The Trust’s current name was adopted in 1977 following a reverse takeover. The Temple Bar name has an interesting heritage:
- It was once one of the long line of structures marking the boundary between Westminster and the City of London
- It originally stood at the junction of Fleet Street and The Strand
- Temple Bar was associated with a celebration following the defeat of the Spanish Armada in 1588 and the funeral of Lord Nelson in 1806
- The heads of executed traitors used to be displayed above the central arch
- Temple Bar was moved to Theobald’s Park near Waltham Cross in 1878, but returned in 2004 to London’s Paternoster Square
Board of Directors
All the directors are independent and members of the audit and nomination committees.
Arthur Copple, Chairman, was appointed a director in 2011. He has specialised in the investment company sector for over 30 years. He was a partner at Kitcat & Aitken, an executive director of Smith New Court PLC and a managing director of Merrill Lynch. He is currently Chairman of Montanaro UK Smaller Companies Investment Trust PLC.
Richard Wyatt was appointed a director in 2017. He is a former Group Managing Director at Schroders, Lazard and is a Partner at Rothschild and Co. He was Chairman of the media agency Engine Group and served on the Regulatory Decisions Committee of the FSA. He is currently Chairman of Loudwater Partners Limited and London Contemporary Music Festival and a director of a number of other companies.
Lesley Sherratt was appointed a director in 2015. She was formerly Investment Director for the Save & Prosper and Fleming Flagship range of funds, and CEO & CIO of Ark Asset Management Ltd. She has over twenty years experience investing in the financial sector, including investment trusts, and served as a director and Chair of US Small Companies Investment Trust. She is currently a director of a private foundation, a trustee of the Henry Moore Foundation, lectures in global business ethics at King‘s College London and is the author of ‘Can Microfinance Work? How to Improve its Ethical Balance and Effectiveness‘.

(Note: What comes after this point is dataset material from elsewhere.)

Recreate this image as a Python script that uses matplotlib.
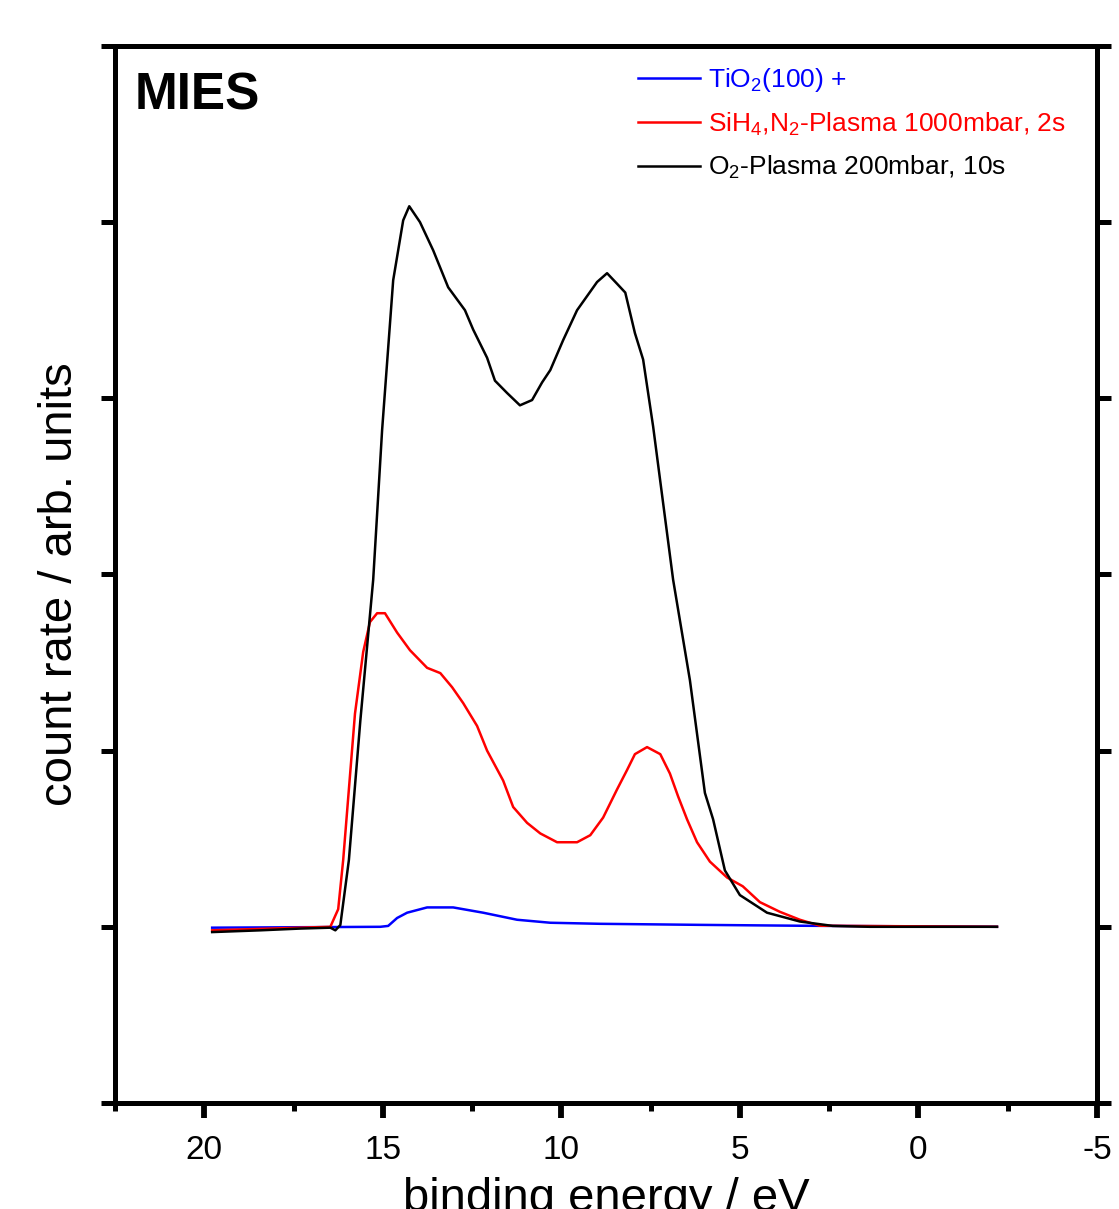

Shefaly Yogendra, PhD was appointed a director in 2019 and chairs the Nomination and the Management Engagement Committees. She is an internationally experienced strategist with a focus on sustainable growth, inclusive leadership and emerging technologies. Shefaly is a Non-Executive Director of JP Morgan US Smaller Companies Investment Trust (LSE: JUSC) since 2016, where she chairs the Remuneration Committee, and of Harmony Energy Income Trust since 2021, where she chairs the ESG Committee. She is also an independent Governor of London Metropolitan University where she chairs the Audit & Risk Committee, earlier chaired the Governance Committee and is currently Vice Chair. Previously she was the COO and an executive director of Ditto AI and the cofounder and COO of luxe startup Livyora. Her career began in corporate venturing in HCL Corporation. Shefaly was among the “100 Women to Watch” in the Female FTSE Board Report 2016 and holds a PhD in Political Decision Making from the University of Cambridge. She trained earlier in engineering, management, and technology policy.